Fire Bell in the Night
Geoffrey S. Edwards
Touchstone, Sep 18 2007
In 1850 New York Tribune journalist John Sharp is sent to Charleston, South Carolina to report on the trial of white farmer Darcy Nance Calhoun; accused of violating the law when he abetted a runaway slave, a capital offence. If convicted Darcy will hang. Already aware of the crisis throughout the nation since winning the Mexican War, John arrives with a sense of foreboding especially since his predecessor from the Tribune was murdered; probably because the local assumed a Yankee reporter denotes an abolitionist lover.
As John makes inquiries in the city seeking the truth, he is stunned by how angry everyone seems to be; in that atmosphere Darcy has no chance even if he did nothing and could prove he was totally innocent of the crime. The outside reporter does not believe Darcy will make it to trial as the city led by powerful plantation owners with connections like Tyler Breckenridge has all but hung him. As fires purposely set burn 24/7 with the alarm bell seemingly ringing constantly, underneath the rage, many of the elite and affluent are demanding secession from the Union in spite of knowing the North would invade.

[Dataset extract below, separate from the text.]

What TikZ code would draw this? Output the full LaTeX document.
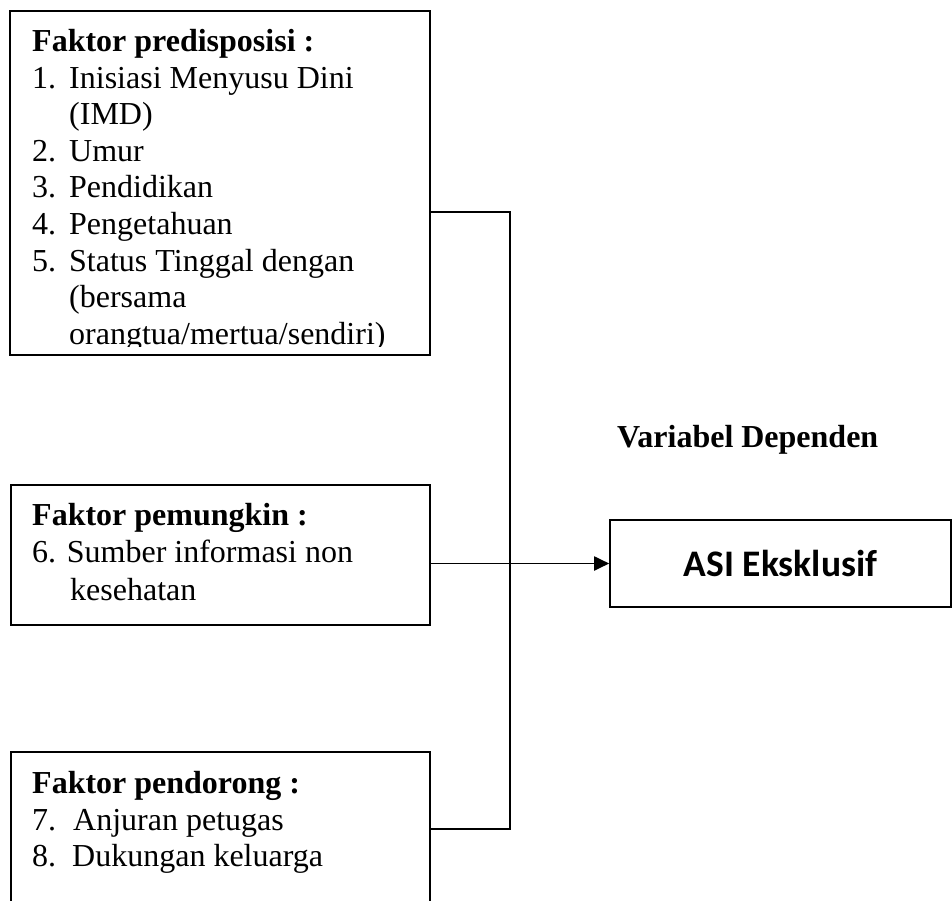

FIRE BELL IN THE NIGHT is a deep look at South Carolina at a point where entrenched partisan feelings has divided the nation so that either secession or civil war seems imminent. The historical story line focuses on unrest from several perspectives as slave families are divided for individual sale and plantation owners see their region’s national influence slipping with the addition of the territories taken from Mexico; as the 14 to 14 tie will soon be over with the north winning. The strong cast brings to life the critical moment in which the great regional compromisers (Calhoun, Clay, and Webster) are gone and the strong President (Taylor) with convictions dead; the deal worked only temporarily and cooled the heat for a few years.